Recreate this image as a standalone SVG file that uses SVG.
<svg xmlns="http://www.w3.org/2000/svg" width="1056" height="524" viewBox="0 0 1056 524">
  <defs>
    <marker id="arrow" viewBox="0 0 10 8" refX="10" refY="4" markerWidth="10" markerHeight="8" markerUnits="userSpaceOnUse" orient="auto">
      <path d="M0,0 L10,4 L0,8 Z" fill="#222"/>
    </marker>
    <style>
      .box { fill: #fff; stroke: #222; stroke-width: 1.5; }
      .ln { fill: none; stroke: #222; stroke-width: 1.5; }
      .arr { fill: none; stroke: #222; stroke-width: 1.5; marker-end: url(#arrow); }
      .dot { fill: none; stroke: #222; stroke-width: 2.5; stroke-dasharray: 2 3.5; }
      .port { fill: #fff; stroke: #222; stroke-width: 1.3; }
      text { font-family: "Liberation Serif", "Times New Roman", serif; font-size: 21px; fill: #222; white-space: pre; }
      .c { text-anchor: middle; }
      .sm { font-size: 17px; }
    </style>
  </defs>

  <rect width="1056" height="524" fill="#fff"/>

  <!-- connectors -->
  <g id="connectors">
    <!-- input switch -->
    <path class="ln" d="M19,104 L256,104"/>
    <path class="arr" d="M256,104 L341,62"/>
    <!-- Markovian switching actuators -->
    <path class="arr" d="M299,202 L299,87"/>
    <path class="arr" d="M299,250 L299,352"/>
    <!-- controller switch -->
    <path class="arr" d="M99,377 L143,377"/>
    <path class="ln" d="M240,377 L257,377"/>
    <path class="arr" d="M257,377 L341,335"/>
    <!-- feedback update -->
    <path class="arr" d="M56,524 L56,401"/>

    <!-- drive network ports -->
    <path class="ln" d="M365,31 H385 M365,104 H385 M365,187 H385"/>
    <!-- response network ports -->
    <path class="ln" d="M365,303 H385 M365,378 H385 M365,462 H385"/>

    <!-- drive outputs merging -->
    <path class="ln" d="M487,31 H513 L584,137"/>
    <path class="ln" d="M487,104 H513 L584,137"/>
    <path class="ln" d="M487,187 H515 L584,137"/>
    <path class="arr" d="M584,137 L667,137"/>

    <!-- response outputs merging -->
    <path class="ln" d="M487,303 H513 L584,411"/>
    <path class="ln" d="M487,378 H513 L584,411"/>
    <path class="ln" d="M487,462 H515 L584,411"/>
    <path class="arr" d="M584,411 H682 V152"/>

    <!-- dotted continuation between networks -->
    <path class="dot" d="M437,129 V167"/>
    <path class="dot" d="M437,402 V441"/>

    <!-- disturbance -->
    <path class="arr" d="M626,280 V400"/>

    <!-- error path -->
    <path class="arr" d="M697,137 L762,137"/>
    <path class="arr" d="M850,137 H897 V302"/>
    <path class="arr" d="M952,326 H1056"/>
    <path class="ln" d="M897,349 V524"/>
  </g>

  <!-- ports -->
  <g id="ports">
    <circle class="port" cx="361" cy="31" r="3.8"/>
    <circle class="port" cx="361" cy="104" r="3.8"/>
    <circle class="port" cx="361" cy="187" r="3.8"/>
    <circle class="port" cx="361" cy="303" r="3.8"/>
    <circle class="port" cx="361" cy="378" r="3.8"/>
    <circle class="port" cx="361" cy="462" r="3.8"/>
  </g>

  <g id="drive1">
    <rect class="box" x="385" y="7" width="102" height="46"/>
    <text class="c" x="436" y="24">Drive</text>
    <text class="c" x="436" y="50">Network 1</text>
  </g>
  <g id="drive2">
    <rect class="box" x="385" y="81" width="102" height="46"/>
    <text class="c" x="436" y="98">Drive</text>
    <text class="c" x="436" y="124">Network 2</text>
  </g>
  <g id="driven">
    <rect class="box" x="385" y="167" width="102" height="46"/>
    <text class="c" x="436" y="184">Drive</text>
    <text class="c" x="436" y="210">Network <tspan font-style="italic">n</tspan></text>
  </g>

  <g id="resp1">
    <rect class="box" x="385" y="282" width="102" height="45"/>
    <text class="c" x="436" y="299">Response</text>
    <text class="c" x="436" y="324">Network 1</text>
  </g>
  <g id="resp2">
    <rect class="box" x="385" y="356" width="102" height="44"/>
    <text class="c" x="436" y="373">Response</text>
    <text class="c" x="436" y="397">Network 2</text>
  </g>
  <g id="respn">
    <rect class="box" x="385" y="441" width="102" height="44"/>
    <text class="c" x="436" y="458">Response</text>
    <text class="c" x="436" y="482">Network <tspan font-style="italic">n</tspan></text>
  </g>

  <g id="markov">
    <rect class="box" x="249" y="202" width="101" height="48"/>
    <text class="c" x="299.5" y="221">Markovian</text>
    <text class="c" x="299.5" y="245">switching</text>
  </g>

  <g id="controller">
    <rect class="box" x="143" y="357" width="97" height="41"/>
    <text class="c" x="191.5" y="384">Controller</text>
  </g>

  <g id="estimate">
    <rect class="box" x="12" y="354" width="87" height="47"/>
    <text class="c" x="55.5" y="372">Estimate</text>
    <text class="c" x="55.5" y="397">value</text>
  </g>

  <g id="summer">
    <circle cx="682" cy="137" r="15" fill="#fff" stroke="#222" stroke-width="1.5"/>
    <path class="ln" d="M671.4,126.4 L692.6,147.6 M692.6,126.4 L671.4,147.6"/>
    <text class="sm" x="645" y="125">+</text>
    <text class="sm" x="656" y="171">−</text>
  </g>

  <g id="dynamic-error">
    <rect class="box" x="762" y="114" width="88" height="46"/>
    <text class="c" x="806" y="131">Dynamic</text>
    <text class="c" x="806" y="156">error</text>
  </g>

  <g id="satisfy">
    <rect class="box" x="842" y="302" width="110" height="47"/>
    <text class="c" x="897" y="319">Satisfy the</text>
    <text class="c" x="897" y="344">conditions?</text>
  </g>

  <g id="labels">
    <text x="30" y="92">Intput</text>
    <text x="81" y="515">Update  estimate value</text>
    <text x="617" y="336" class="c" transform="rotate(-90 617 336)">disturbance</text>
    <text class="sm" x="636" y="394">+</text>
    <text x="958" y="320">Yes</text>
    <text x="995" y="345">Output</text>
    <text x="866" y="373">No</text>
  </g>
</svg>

──────────────────────────────

Output the listing above word for word.

Recreate this image as a standalone SVG file that uses SVG.
<svg xmlns="http://www.w3.org/2000/svg" width="1056" height="524" viewBox="0 0 1056 524">
  <defs>
    <marker id="arrow" viewBox="0 0 10 8" refX="10" refY="4" markerWidth="10" markerHeight="8" markerUnits="userSpaceOnUse" orient="auto">
      <path d="M0,0 L10,4 L0,8 Z" fill="#222"/>
    </marker>
    <style>
      .box { fill: #fff; stroke: #222; stroke-width: 1.5; }
      .ln { fill: none; stroke: #222; stroke-width: 1.5; }
      .arr { fill: none; stroke: #222; stroke-width: 1.5; marker-end: url(#arrow); }
      .dot { fill: none; stroke: #222; stroke-width: 2.5; stroke-dasharray: 2 3.5; }
      .port { fill: #fff; stroke: #222; stroke-width: 1.3; }
      text { font-family: "Liberation Serif", "Times New Roman", serif; font-size: 21px; fill: #222; white-space: pre; }
      .c { text-anchor: middle; }
      .sm { font-size: 17px; }
    </style>
  </defs>

  <rect width="1056" height="524" fill="#fff"/>

  <!-- connectors -->
  <g id="connectors">
    <!-- input switch -->
    <path class="ln" d="M19,104 L256,104"/>
    <path class="arr" d="M256,104 L341,62"/>
    <!-- Markovian switching actuators -->
    <path class="arr" d="M299,202 L299,87"/>
    <path class="arr" d="M299,250 L299,352"/>
    <!-- controller switch -->
    <path class="arr" d="M99,377 L143,377"/>
    <path class="ln" d="M240,377 L257,377"/>
    <path class="arr" d="M257,377 L341,335"/>
    <!-- feedback update -->
    <path class="arr" d="M56,524 L56,401"/>

    <!-- drive network ports -->
    <path class="ln" d="M365,31 H385 M365,104 H385 M365,187 H385"/>
    <!-- response network ports -->
    <path class="ln" d="M365,303 H385 M365,378 H385 M365,462 H385"/>

    <!-- drive outputs merging -->
    <path class="ln" d="M487,31 H513 L584,137"/>
    <path class="ln" d="M487,104 H513 L584,137"/>
    <path class="ln" d="M487,187 H515 L584,137"/>
    <path class="arr" d="M584,137 L667,137"/>

    <!-- response outputs merging -->
    <path class="ln" d="M487,303 H513 L584,411"/>
    <path class="ln" d="M487,378 H513 L584,411"/>
    <path class="ln" d="M487,462 H515 L584,411"/>
    <path class="arr" d="M584,411 H682 V152"/>

    <!-- dotted continuation between networks -->
    <path class="dot" d="M437,129 V167"/>
    <path class="dot" d="M437,402 V441"/>

    <!-- disturbance -->
    <path class="arr" d="M626,280 V400"/>

    <!-- error path -->
    <path class="arr" d="M697,137 L762,137"/>
    <path class="arr" d="M850,137 H897 V302"/>
    <path class="arr" d="M952,326 H1056"/>
    <path class="ln" d="M897,349 V524"/>
  </g>

  <!-- ports -->
  <g id="ports">
    <circle class="port" cx="361" cy="31" r="3.8"/>
    <circle class="port" cx="361" cy="104" r="3.8"/>
    <circle class="port" cx="361" cy="187" r="3.8"/>
    <circle class="port" cx="361" cy="303" r="3.8"/>
    <circle class="port" cx="361" cy="378" r="3.8"/>
    <circle class="port" cx="361" cy="462" r="3.8"/>
  </g>

  <g id="drive1">
    <rect class="box" x="385" y="7" width="102" height="46"/>
    <text class="c" x="436" y="24">Drive</text>
    <text class="c" x="436" y="50">Network 1</text>
  </g>
  <g id="drive2">
    <rect class="box" x="385" y="81" width="102" height="46"/>
    <text class="c" x="436" y="98">Drive</text>
    <text class="c" x="436" y="124">Network 2</text>
  </g>
  <g id="driven">
    <rect class="box" x="385" y="167" width="102" height="46"/>
    <text class="c" x="436" y="184">Drive</text>
    <text class="c" x="436" y="210">Network <tspan font-style="italic">n</tspan></text>
  </g>

  <g id="resp1">
    <rect class="box" x="385" y="282" width="102" height="45"/>
    <text class="c" x="436" y="299">Response</text>
    <text class="c" x="436" y="324">Network 1</text>
  </g>
  <g id="resp2">
    <rect class="box" x="385" y="356" width="102" height="44"/>
    <text class="c" x="436" y="373">Response</text>
    <text class="c" x="436" y="397">Network 2</text>
  </g>
  <g id="respn">
    <rect class="box" x="385" y="441" width="102" height="44"/>
    <text class="c" x="436" y="458">Response</text>
    <text class="c" x="436" y="482">Network <tspan font-style="italic">n</tspan></text>
  </g>

  <g id="markov">
    <rect class="box" x="249" y="202" width="101" height="48"/>
    <text class="c" x="299.5" y="221">Markovian</text>
    <text class="c" x="299.5" y="245">switching</text>
  </g>

  <g id="controller">
    <rect class="box" x="143" y="357" width="97" height="41"/>
    <text class="c" x="191.5" y="384">Controller</text>
  </g>

  <g id="estimate">
    <rect class="box" x="12" y="354" width="87" height="47"/>
    <text class="c" x="55.5" y="372">Estimate</text>
    <text class="c" x="55.5" y="397">value</text>
  </g>

  <g id="summer">
    <circle cx="682" cy="137" r="15" fill="#fff" stroke="#222" stroke-width="1.5"/>
    <path class="ln" d="M671.4,126.4 L692.6,147.6 M692.6,126.4 L671.4,147.6"/>
    <text class="sm" x="645" y="125">+</text>
    <text class="sm" x="656" y="171">−</text>
  </g>

  <g id="dynamic-error">
    <rect class="box" x="762" y="114" width="88" height="46"/>
    <text class="c" x="806" y="131">Dynamic</text>
    <text class="c" x="806" y="156">error</text>
  </g>

  <g id="satisfy">
    <rect class="box" x="842" y="302" width="110" height="47"/>
    <text class="c" x="897" y="319">Satisfy the</text>
    <text class="c" x="897" y="344">conditions?</text>
  </g>

  <g id="labels">
    <text x="30" y="92">Intput</text>
    <text x="81" y="515">Update  estimate value</text>
    <text x="617" y="336" class="c" transform="rotate(-90 617 336)">disturbance</text>
    <text class="sm" x="636" y="394">+</text>
    <text x="958" y="320">Yes</text>
    <text x="995" y="345">Output</text>
    <text x="866" y="373">No</text>
  </g>
</svg>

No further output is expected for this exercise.